Do Lins de Vasconcelos, na zona norte do Rio, vem a resposta. Introspectivo, caseiro e morando sozinho num apartamento de três quartos, desde o falecimento de sua irmã há pouco mais de três anos, o violonista, cantor e compositor, Anselmo Rocha, foi surpreendido com o “boom” de sua interpretação do hino. Aos 59 anos, o artista, bastante conhecido no meio da Bossa, embora um “José” entre o público geral, nunca teve de atender a tantos telefonemas. Alguns desavisados acharam que fosse estratégia de marketing do próprio compositor, usando a foto de um ícone para tentar pegar carona na imagem. Errado.
– Algumas músicas de minha autoria estão lá no palco MP3. Tem diversas parcerias também. Na verdade, isto que chamam de hino do Fluminense é uma marcha e, como gosto muito da melodia e da letra, eu, como tricolor, quis fazer uma coisa mais moderna, uma samba estilizado. Coloquei todo conhecimento que tenho. Alguém que eu não sei, andou fuçando lá e encontrou. Deve ter chamado atenção dele. Ele extraiu o áudio e colocou no Facebook, atrelado a uma foto do João Gilberto. As pessoas que me conhecem sabem que não uso Facebook, não gosto. Assim como coisas em geral em informática, peço para as pessoas mexerem pra mim. Aí eu recebi um Whatsapp de um amigo meu, falando sobre a indignação de outro amigo porque passaram essa gravação para o presidente do Fluminense. E eu acho mais bisonho que passaram a minha gravação com a foto do João Gilberto. Eu tenho uma profunda admiração pelo trabalho musical dele, só dignificou a música brasileira. Já conversei algumas vezes com o João Gilberto, inclusive, ao telefone. Nesse caso aí, eu estou meio de bobo no terreiro – contou, em entrevista ao portal número 1 da torcida tricolor.
Embora tenha estourado por esses dias, a famosa versão do hino tricolor tem quase 20 anos. Feita perto do final da década 90, numa fita K7, que ainda está sob a posse do verdadeiro autor, o material foi mixado e masterizado por um amigo, pouco menos de uma década e meia depois, passando-o para CD. Em seguida, o áudio foi disponibilizando no site “Palco MP3”. Dono de uma melodia moderna, mas afeito ao passado, Anselmo Rocha fez a gravação num walkman da época, usando um microfone de lapela pendurado na camisa. A canção – ou marcha, como ele prefere dizer – não fazia parte de um CD com 14 faixas, que ele vinha desenvolvendo. O mesmo jamais fora lançado, por conta da morte do produtor Durval Ferreira. Quanto a música que inspira os tricolores, ela chegou a ser entoada no Salão Nobre das Laranjeiras, entre 2006 e 2007, numa seresta que acontecia às quartas-feiras, segundo o violonista. O som original ainda contém aquele ruído característico das fitas, levando um ar ainda mais “cult” ao que se desenvolveu.
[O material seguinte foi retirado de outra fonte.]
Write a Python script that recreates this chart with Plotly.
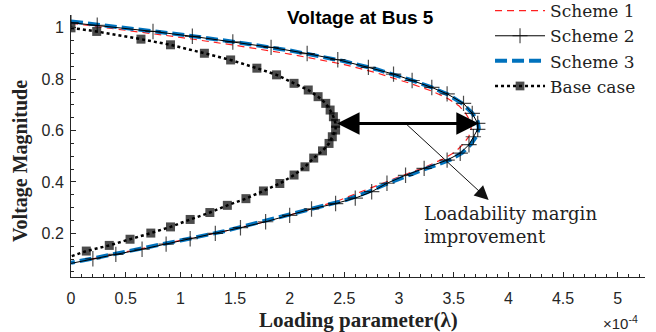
import plotly.graph_objects as go

# Loading parameter values are in units of 1e-4
s1_lam = [0, 0.5, 1.0, 1.5, 2.0, 2.5, 2.8, 3.1, 3.3, 3.45, 3.55, 3.61, 3.65, 3.66, 3.64, 3.59, 3.51, 3.4, 3.25, 3.05, 2.85, 2.65, 2.45, 2.2, 1.8, 1.4, 1.0, 0.5, 0]
s1_v = [1.018, 0.99, 0.963, 0.932, 0.898, 0.857, 0.824, 0.784, 0.754, 0.724, 0.696, 0.667, 0.638, 0.608, 0.578, 0.548, 0.516, 0.489, 0.46, 0.428, 0.395, 0.36, 0.328, 0.295, 0.248, 0.208, 0.172, 0.128, 0.083]

s2_lam = [0, 0.24, 0.75, 1.11, 1.48, 1.83, 2.16, 2.44, 2.72, 2.95, 3.12, 3.30, 3.44, 3.59, 3.67, 3.72, 3.72, 3.68, 3.64, 3.56, 3.44, 3.23, 3.06, 2.89, 2.75, 2.60, 2.42, 2.20, 2.0, 1.78, 1.55, 1.32, 1.09, 0.87, 0.65, 0.41, 0.20, 0]
s2_v = [1.02, 1.01, 0.986, 0.967, 0.945, 0.924, 0.9, 0.876, 0.846, 0.82, 0.795, 0.768, 0.743, 0.706, 0.667, 0.628, 0.605, 0.576, 0.545, 0.512, 0.485, 0.453, 0.426, 0.395, 0.362, 0.337, 0.316, 0.295, 0.27, 0.245, 0.222, 0.2, 0.179, 0.158, 0.138, 0.118, 0.101, 0.083]

s3_lam = [0, 0.5, 1.0, 1.5, 2.0, 2.5, 2.8, 3.1, 3.3, 3.45, 3.58, 3.67, 3.72, 3.73, 3.71, 3.66, 3.58, 3.47, 3.3, 3.1, 2.9, 2.7, 2.5, 2.2, 1.8, 1.4, 1.0, 0.5, 0]
s3_v = [1.025, 1.0, 0.974, 0.945, 0.912, 0.87, 0.838, 0.798, 0.768, 0.74, 0.705, 0.668, 0.635, 0.61, 0.58, 0.548, 0.514, 0.487, 0.458, 0.428, 0.395, 0.358, 0.328, 0.295, 0.248, 0.208, 0.172, 0.128, 0.085]

base_lam = [0, 0.235, 0.64, 0.91, 1.22, 1.46, 1.70, 1.88, 2.04, 2.17, 2.26, 2.33, 2.37, 2.40, 2.42, 2.42, 2.39, 2.36, 2.30, 2.22, 2.14, 2.04, 1.91, 1.76, 1.60, 1.43, 1.27, 1.09, 0.91, 0.73, 0.54, 0.35, 0.14, 0]
base_v = [1.0, 0.986, 0.956, 0.934, 0.901, 0.875, 0.843, 0.817, 0.784, 0.758, 0.732, 0.706, 0.68, 0.654, 0.628, 0.602, 0.576, 0.55, 0.521, 0.493, 0.459, 0.427, 0.394, 0.365, 0.335, 0.309, 0.281, 0.254, 0.225, 0.201, 0.177, 0.153, 0.131, 0.11]

x_ticks = [0, 0.5, 1, 1.5, 2, 2.5, 3, 3.5, 4, 4.5, 5]
x_labels = ["0", "0.5", "1", "1.5", "2", "2.5", "3", "3.5", "4", "4.5", "5"]
y_ticks = [0.2, 0.4, 0.6, 0.8, 1.0]
y_labels = ["0.2", "0.4", "0.6", "0.8", "1"]

SERIF = "Liberation Serif"
WSERIF = "DejaVu Serif"
SANS = "Liberation Sans"
AX = "#262626"

fig = go.Figure()
fig.add_trace(go.Scatter(x=s1_lam, y=s1_v, mode="lines", name="Scheme 1", legendrank=1,
                         line=dict(color="#ff2020", width=1.2, dash="7px,5px")))
fig.add_trace(go.Scatter(x=s3_lam, y=s3_v, mode="lines", name="Scheme 3", legendrank=3,
                         line=dict(color="#0072BD", width=4, dash="12px,5px")))
s2_sizes = [11] * (len(s2_lam) - 1) + [0]
fig.add_trace(go.Scatter(x=s2_lam, y=s2_v, mode="lines+markers", name="Scheme 2", legendrank=2,
                         line=dict(color="#000000", width=1),
                         marker=dict(symbol="cross-thin-open", size=s2_sizes, color="#000000",
                                     line=dict(width=1.2, color="#000000"))))
base_sizes = [9] * (len(base_lam) - 1) + [0]
fig.add_trace(go.Scatter(x=base_lam, y=base_v, mode="lines+markers", name="Base case", legendrank=4,
                         line=dict(color="black", width=2.5, dash="dot"),
                         marker=dict(symbol="square", size=base_sizes, color="black",
                                     line=dict(width=0))))

nose_base = max(base_lam)
nose_s3 = max(s3_lam)
nose_v = base_v[base_lam.index(nose_base)]

annotations = [
    dict(x=nose_s3, y=nose_v, ax=nose_base, ay=nose_v, xref="x", yref="y", axref="x", ayref="y",
         text="", showarrow=True, arrowhead=2, arrowside="end+start", arrowwidth=3,
         arrowsize=1.5, arrowcolor="black"),
    dict(x=3.82, y=0.33, ax=3.06, ay=nose_v, xref="x", yref="y", axref="x", ayref="y",
         text="", showarrow=True, arrowhead=2, arrowwidth=1, arrowsize=2.8, arrowcolor="#111111"),
    dict(x=3.21, y=0.231, xref="x", yref="y", xanchor="left", yanchor="middle", align="left",
         text="Loadability margin<br>improvement", showarrow=False,
         font=dict(family=WSERIF, size=18, color="#222222")),
    dict(x=0.505, y=0.992, xref="paper", yref="paper", xanchor="center", yanchor="middle",
         text="<b>Voltage at Bus 5</b>", showarrow=False,
         font=dict(family=SANS, size=19, color="black")),
    dict(x=0.5, y=-0.166, xref="paper", yref="paper", xanchor="center", yanchor="middle",
         text="<b>Loading parameter(λ)</b>", showarrow=False,
         font=dict(family=SERIF, size=21, color="#222222")),
    dict(x=-0.087, y=0.443, xref="paper", yref="paper", xanchor="center", yanchor="middle",
         text="<b>Voltage Magnitude</b>", showarrow=False, textangle=-90,
         font=dict(family=SERIF, size=20, color="#222222")),
    dict(x=0.958, y=-0.172, xref="paper", yref="paper", xanchor="center", yanchor="middle",
         text="×10<sup>-4</sup>", showarrow=False,
         font=dict(family=SANS, size=15, color=AX)),
]

fig.update_layout(
    width=656, height=332,
    margin=dict(l=71, r=11, t=15, b=55, autoexpand=False),
    paper_bgcolor="white", plot_bgcolor="white",
    showlegend=True,
    legend=dict(x=0.73, y=1.0835, xanchor="left", yanchor="top", bgcolor="rgba(0,0,0,0)",
                font=dict(family=WSERIF, size=17, color="#222222"), itemwidth=50,
                tracegroupgap=0, traceorder="normal"),
    annotations=annotations,
)
fig.update_xaxes(range=[0, 5.25], tickvals=x_ticks, ticktext=x_labels, showgrid=False, zeroline=False,
                 showline=True, linecolor=AX, linewidth=1, ticks="inside", ticklen=5, tickcolor=AX,
                 tickfont=dict(family=SANS, size=16, color=AX), ticklabelstandoff=7,
                 minor=dict(dtick=0.1, ticks="inside", ticklen=3, tickcolor=AX))
fig.update_yaxes(range=[0.03, 1.05], tickvals=y_ticks, ticktext=y_labels, showgrid=False, zeroline=False,
                 showline=True, linecolor=AX, linewidth=1, ticks="inside", ticklen=5, tickcolor=AX,
                 tickfont=dict(family=SANS, size=16, color=AX), ticklabelstandoff=3,
                 minor=dict(tick0=0, dtick=0.05, ticks="inside", ticklen=3, tickcolor=AX))

fig.write_html("out.html")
As semelhanças entre Anselmo Rocha e João Gilberto não se restringem ao achismo positivo e, de certa forma, justificável, da torcida tricolor. Anselmo, que começou a desenvolver seus talentos a partir dos 15 anos, revela que teve a felicidade de conhecer, depois dos 30 anos, por intermédio de outro amigo, o jornalista, compositor e produtor musical Ronaldo Bôscoli. Também influente na Bossa Nova, Bôscoli ficou extremamente encantado com o talento que observara em seu apê, número 2801, no Barra Mares. Assim que absorveu o impacto, Bôscoli pegou o telefone e experimentou ligar para o saudoso Mieli e Wanda Sá, pregando-lhes uma peça, dizendo que acabara de encontrar o novo João Gilberto. A partir dali, a carreira decolou entre os artistas do meio, mas nunca alcançara o público popular como no caso do hino. Ciente de que a Bossa Nova é um estilo culturalmente fincado na zona sul, ele compreende que esta é a justificativa para que o som se perpetue por lá mais do que nas zonas periféricas da Cidade Maravilhosa. Ainda assim, se incomoda com a confusão em torno da marcha tricolor.
– Me gerou um pequeno desconforto. Inclusive, eu acredito que o presidente do Flu possa ter embarcado na onda da pessoa que mandou pra ele. Ele não deve ser um grande conhecedor de música. Quem conhece o meu trabalho, sabe que canto muitas músicas do repertório do João Gilberto, com harmonia dele. Agora, nessa gravação do Fluminense, eu fiz uma coisa minha. Para não cantar acordes repetidos, fiz uma coisa mais estilizada. Pensei muito isso, foi uma coisa estudada, como costumo fazer. Pego uma música e fico um mês harmonizando. Se o presidente conhecesse um pouco de música, ele saberia que não é o João Gilberto (risos) – concluiu.
Ele há de perdoar o presidente e todos aqueles que compartilharam sem saber que o registro fora dele. O maior elogio, talvez, seja a não diferenciação com a lenda da música brasileira, João Gilberto. A cúpula do Fluminense, no entanto, pode ter certeza que o artista não fará como o seu pai, também tricolor de coração, que chegava a mandar telegramas para o clube quando o time perdia uma partida. Seguindo o legado da paixão herdado não só do pai, mas de toda a família, ele continuará compondo sem estardalhaço, no seu cantinho próximo ao Grajaú, ouvindo o som dos próprios pensamentos entre uma nota e outra. O Flu renovou suas expectativas quanto ao alcance da música. Para quem ainda duvida do resto, sem parecer – ou querer aparecer -, o artista não só tem convicção como pode provar tudo o que diz.